Maybe we need to be reminded that the issue of "independent contractors" was settled by the courts long ago. Even the Labor Department acknowledges that so called independent contractors under contract who take the majority of their instructions from the employer are, in fact, employees.
---BBB
American contractors' role in Chalabi raid revealed
By Scott Shane
Baltimore Sun
May 31, 2004
When Iraqi police raided the Baghdad home and offices of politician Ahmed Chalabi on May 20, US officials hurried to distance themselves from the operation, saying it was an Iraqi affair and that no US Government employees were involved.
But eight armed American contractors paid by a US State Department program went on the raid, directing and encouraging the Iraqi policemen who, witnesses say, ripped out computers, turned over furniture and smashed photographs.

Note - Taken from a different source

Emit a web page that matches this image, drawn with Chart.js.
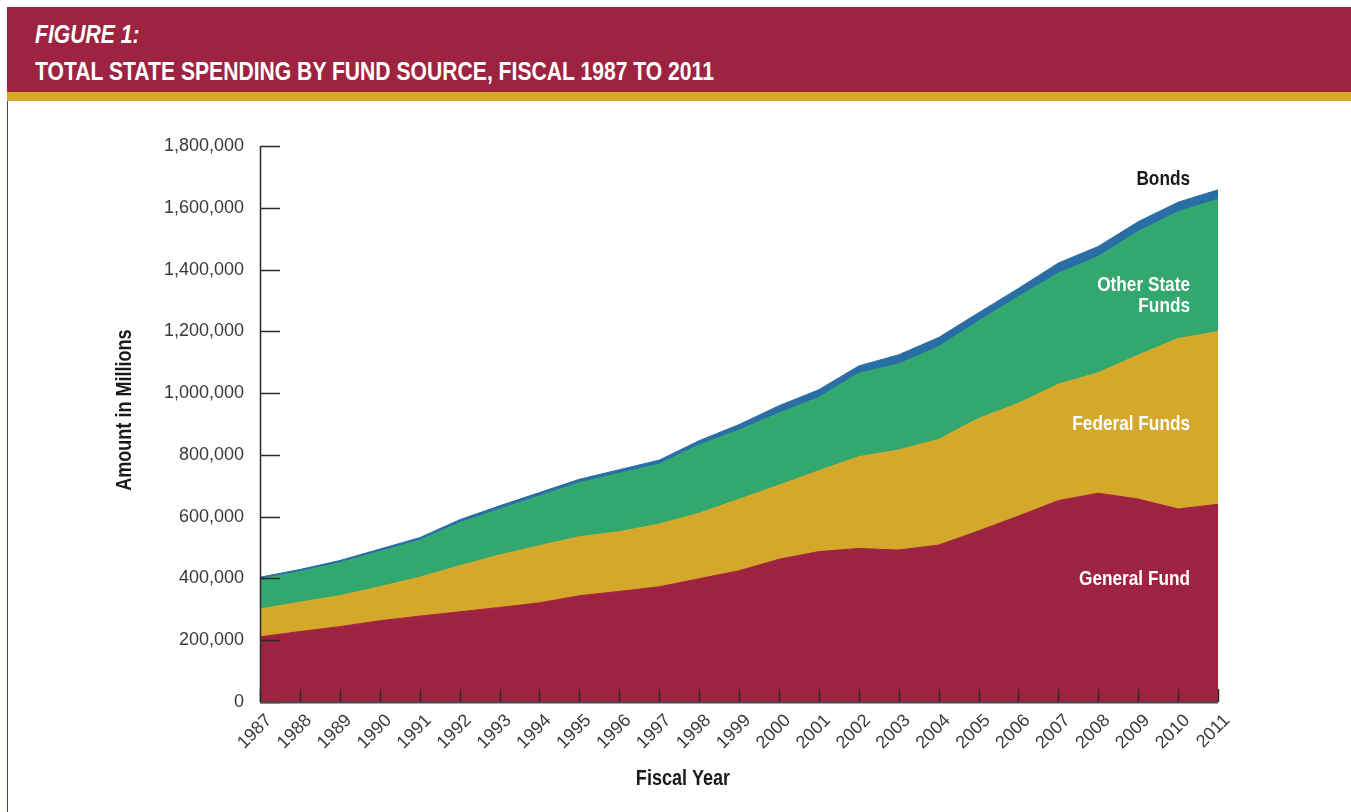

Some of the Americans helped themselves to baklava, apples and diet soda from Mr Chalabi's refrigerator, sitting in a garden outside to enjoy their looted snacks, according to members of Mr Chalabi's staff.
The contractors work for DynCorp, a subsidiary of Computer Sciences Corporation and the company in charge of training and advising the Iraqi police on a State Department contract. A State Department official confirmed the DynCorp workers' presence during the raid.
The participation of gun-toting American contractors in a raid the US Government has insisted it did not order is the latest instance of problems posed by the 20,000 contract security workers serving in Iraq.